* DATASET EXTRACT *
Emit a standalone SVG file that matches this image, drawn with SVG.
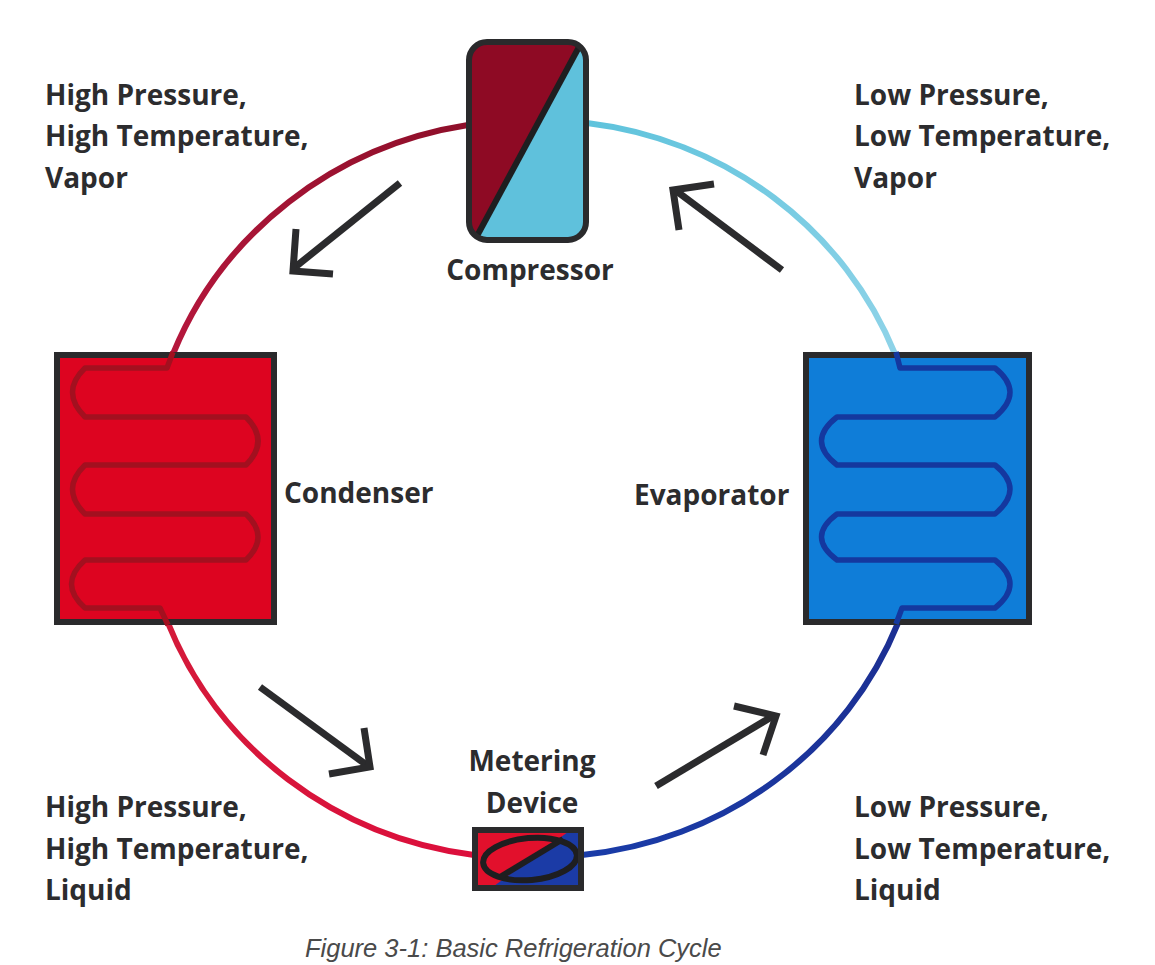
<svg xmlns="http://www.w3.org/2000/svg" width="1155" height="965" viewBox="0 0 1155 965">
<style>
text{font-family:"Open Sans","Liberation Sans",sans-serif;font-weight:700;font-size:28px;fill:#2c2c2e}
.mid{text-anchor:middle}
.cap{font-family:"Liberation Sans",Arial,sans-serif;font-weight:400;font-style:italic;font-size:25.500px;fill:#4a4a4a}
.box{stroke:#2a2a2c;stroke-width:6}
.pipe{fill:none;stroke-width:6}
.coil{fill:none;stroke-width:5.500;stroke-linejoin:round}
.arrow{fill:none;stroke:#2b2b2d;stroke-width:7;stroke-linejoin:miter}
</style>
<defs>
<linearGradient id="gTL" gradientUnits="userSpaceOnUse" x1="466" y1="125" x2="175" y2="352"><stop offset="0" stop-color="#8e0f2a"/><stop offset="1" stop-color="#b5173c"/></linearGradient>
<linearGradient id="gTR" gradientUnits="userSpaceOnUse" x1="589" y1="123" x2="895" y2="352"><stop offset="0" stop-color="#5fc3dc"/><stop offset="1" stop-color="#8ed3e8"/></linearGradient>
<linearGradient id="gBL" gradientUnits="userSpaceOnUse" x1="168" y1="625" x2="472" y2="855"><stop offset="0" stop-color="#d41a3a"/><stop offset="1" stop-color="#dc0f3c"/></linearGradient>
<linearGradient id="gBR" gradientUnits="userSpaceOnUse" x1="584" y1="855" x2="898" y2="620"><stop offset="0" stop-color="#1a3ca8"/><stop offset="1" stop-color="#1c2f92"/></linearGradient>
<clipPath id="cComp"><rect x="469" y="42" width="117" height="198" rx="18"/></clipPath>
<clipPath id="cMeter"><rect x="474" y="829" width="108" height="60"/></clipPath>
</defs>
<rect width="1155" height="965" fill="#fff"/>
<g id="connectors">
<path class="pipe" stroke="url(#gTL)" d="M468 125A382 368 0 0 0 173 354"/>
<path class="pipe" stroke="url(#gTR)" d="M587 123A382 368 0 0 1 895 354"/>
<path class="pipe" stroke="url(#gBL)" d="M168 623A382 368 0 0 0 474 855"/>
<path class="pipe" stroke="url(#gBR)" d="M582 855A382 368 0 0 0 898 623"/>
<path class="arrow" d="M400 183L294 268"/><path class="arrow" d="M296 229L293 271L333 274"/>
<path class="arrow" d="M782 270L675 190"/><path class="arrow" d="M714 184L673 190L679 230"/>
<path class="arrow" d="M260 687L368 766"/><path class="arrow" d="M364 728L370 767L329 774"/>
<path class="arrow" d="M656 786L773 716"/><path class="arrow" d="M734 706L776 716L763 755"/>
</g>
<g id="compressor">
<g clip-path="url(#cComp)">
<rect x="469" y="42" width="117" height="198" fill="#5fc1dc"/>
<path d="M469 42H581L476 238H469Z" fill="#8e0a24"/>
</g>
<path d="M579 47L477 236" fill="none" stroke="#1e1e20" stroke-width="6"/>
<rect class="box" x="469" y="42" width="117" height="198" rx="18" fill="none" stroke-width="7"/>
<text class="mid" x="530" y="280">Compressor</text>
</g>
<g id="condenser">
<rect class="box" x="57" y="355" width="217" height="267" fill="#dd0420"/>
<path class="coil" stroke="#a3101f" d="M173 352L167 368H85Q60 392 85 417H246Q270 441 246 465H85Q60 489 85 514H246Q270 537 246 560H85Q58 584 85 608H160L168 625"/>
<text x="284" y="503">Condenser</text>
</g>
<g id="evaporator">
<rect class="box" x="806" y="355" width="223" height="267" fill="#0f7dd8"/>
<path class="coil" stroke="#14389f" d="M896 352L900 368H995Q1025 392 995 417H837Q806 441 837 465H995Q1025 489 995 514H837Q806 537 837 560H995Q1025 584 995 608H902L896 624"/>
<text x="634" y="505">Evaporator</text>
</g>
<g id="metering-device">
<g clip-path="url(#cMeter)">
<rect x="474" y="829" width="108" height="60" fill="#1b3ba6"/>
<path d="M474 829H572L490 889H474Z" fill="#e2102c"/>
</g>
<ellipse cx="530" cy="859" rx="47" ry="21" transform="rotate(-5 530 859)" fill="none" stroke="#1e1e20" stroke-width="6"/>
<path d="M563 839L500 877" fill="none" stroke="#1e1e20" stroke-width="6"/>
<rect class="box" x="475" y="830" width="106" height="58" fill="none" stroke-width="6"/>
<text class="mid" x="532" y="771">Metering</text>
<text class="mid" x="532" y="813">Device</text>
</g>
<g id="labels">
<text x="45" y="105">High Pressure,</text>
<text x="45" y="146">High Temperature,</text>
<text x="45" y="188">Vapor</text>
<text x="854" y="105">Low Pressure,</text>
<text x="854" y="146">Low Temperature,</text>
<text x="854" y="188">Vapor</text>
<text x="45" y="817">High Pressure,</text>
<text x="45" y="859">High Temperature,</text>
<text x="45" y="900">Liquid</text>
<text x="854" y="817">Low Pressure,</text>
<text x="854" y="859">Low Temperature,</text>
<text x="854" y="900">Liquid</text>
<text class="cap" x="305" y="957">Figure 3-1: Basic Refrigeration Cycle</text>
</g>
</svg>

* TASK TO COMPLETE *
Write out each line of the data exactly; the images should be left out.

* EXERCISE SOLUTION *
Emit a standalone SVG file that matches this image, drawn with SVG.
<svg xmlns="http://www.w3.org/2000/svg" width="1155" height="965" viewBox="0 0 1155 965">
<style>
text{font-family:"Open Sans","Liberation Sans",sans-serif;font-weight:700;font-size:28px;fill:#2c2c2e}
.mid{text-anchor:middle}
.cap{font-family:"Liberation Sans",Arial,sans-serif;font-weight:400;font-style:italic;font-size:25.500px;fill:#4a4a4a}
.box{stroke:#2a2a2c;stroke-width:6}
.pipe{fill:none;stroke-width:6}
.coil{fill:none;stroke-width:5.500;stroke-linejoin:round}
.arrow{fill:none;stroke:#2b2b2d;stroke-width:7;stroke-linejoin:miter}
</style>
<defs>
<linearGradient id="gTL" gradientUnits="userSpaceOnUse" x1="466" y1="125" x2="175" y2="352"><stop offset="0" stop-color="#8e0f2a"/><stop offset="1" stop-color="#b5173c"/></linearGradient>
<linearGradient id="gTR" gradientUnits="userSpaceOnUse" x1="589" y1="123" x2="895" y2="352"><stop offset="0" stop-color="#5fc3dc"/><stop offset="1" stop-color="#8ed3e8"/></linearGradient>
<linearGradient id="gBL" gradientUnits="userSpaceOnUse" x1="168" y1="625" x2="472" y2="855"><stop offset="0" stop-color="#d41a3a"/><stop offset="1" stop-color="#dc0f3c"/></linearGradient>
<linearGradient id="gBR" gradientUnits="userSpaceOnUse" x1="584" y1="855" x2="898" y2="620"><stop offset="0" stop-color="#1a3ca8"/><stop offset="1" stop-color="#1c2f92"/></linearGradient>
<clipPath id="cComp"><rect x="469" y="42" width="117" height="198" rx="18"/></clipPath>
<clipPath id="cMeter"><rect x="474" y="829" width="108" height="60"/></clipPath>
</defs>
<rect width="1155" height="965" fill="#fff"/>
<g id="connectors">
<path class="pipe" stroke="url(#gTL)" d="M468 125A382 368 0 0 0 173 354"/>
<path class="pipe" stroke="url(#gTR)" d="M587 123A382 368 0 0 1 895 354"/>
<path class="pipe" stroke="url(#gBL)" d="M168 623A382 368 0 0 0 474 855"/>
<path class="pipe" stroke="url(#gBR)" d="M582 855A382 368 0 0 0 898 623"/>
<path class="arrow" d="M400 183L294 268"/><path class="arrow" d="M296 229L293 271L333 274"/>
<path class="arrow" d="M782 270L675 190"/><path class="arrow" d="M714 184L673 190L679 230"/>
<path class="arrow" d="M260 687L368 766"/><path class="arrow" d="M364 728L370 767L329 774"/>
<path class="arrow" d="M656 786L773 716"/><path class="arrow" d="M734 706L776 716L763 755"/>
</g>
<g id="compressor">
<g clip-path="url(#cComp)">
<rect x="469" y="42" width="117" height="198" fill="#5fc1dc"/>
<path d="M469 42H581L476 238H469Z" fill="#8e0a24"/>
</g>
<path d="M579 47L477 236" fill="none" stroke="#1e1e20" stroke-width="6"/>
<rect class="box" x="469" y="42" width="117" height="198" rx="18" fill="none" stroke-width="7"/>
<text class="mid" x="530" y="280">Compressor</text>
</g>
<g id="condenser">
<rect class="box" x="57" y="355" width="217" height="267" fill="#dd0420"/>
<path class="coil" stroke="#a3101f" d="M173 352L167 368H85Q60 392 85 417H246Q270 441 246 465H85Q60 489 85 514H246Q270 537 246 560H85Q58 584 85 608H160L168 625"/>
<text x="284" y="503">Condenser</text>
</g>
<g id="evaporator">
<rect class="box" x="806" y="355" width="223" height="267" fill="#0f7dd8"/>
<path class="coil" stroke="#14389f" d="M896 352L900 368H995Q1025 392 995 417H837Q806 441 837 465H995Q1025 489 995 514H837Q806 537 837 560H995Q1025 584 995 608H902L896 624"/>
<text x="634" y="505">Evaporator</text>
</g>
<g id="metering-device">
<g clip-path="url(#cMeter)">
<rect x="474" y="829" width="108" height="60" fill="#1b3ba6"/>
<path d="M474 829H572L490 889H474Z" fill="#e2102c"/>
</g>
<ellipse cx="530" cy="859" rx="47" ry="21" transform="rotate(-5 530 859)" fill="none" stroke="#1e1e20" stroke-width="6"/>
<path d="M563 839L500 877" fill="none" stroke="#1e1e20" stroke-width="6"/>
<rect class="box" x="475" y="830" width="106" height="58" fill="none" stroke-width="6"/>
<text class="mid" x="532" y="771">Metering</text>
<text class="mid" x="532" y="813">Device</text>
</g>
<g id="labels">
<text x="45" y="105">High Pressure,</text>
<text x="45" y="146">High Temperature,</text>
<text x="45" y="188">Vapor</text>
<text x="854" y="105">Low Pressure,</text>
<text x="854" y="146">Low Temperature,</text>
<text x="854" y="188">Vapor</text>
<text x="45" y="817">High Pressure,</text>
<text x="45" y="859">High Temperature,</text>
<text x="45" y="900">Liquid</text>
<text x="854" y="817">Low Pressure,</text>
<text x="854" y="859">Low Temperature,</text>
<text x="854" y="900">Liquid</text>
<text class="cap" x="305" y="957">Figure 3-1: Basic Refrigeration Cycle</text>
</g>
</svg>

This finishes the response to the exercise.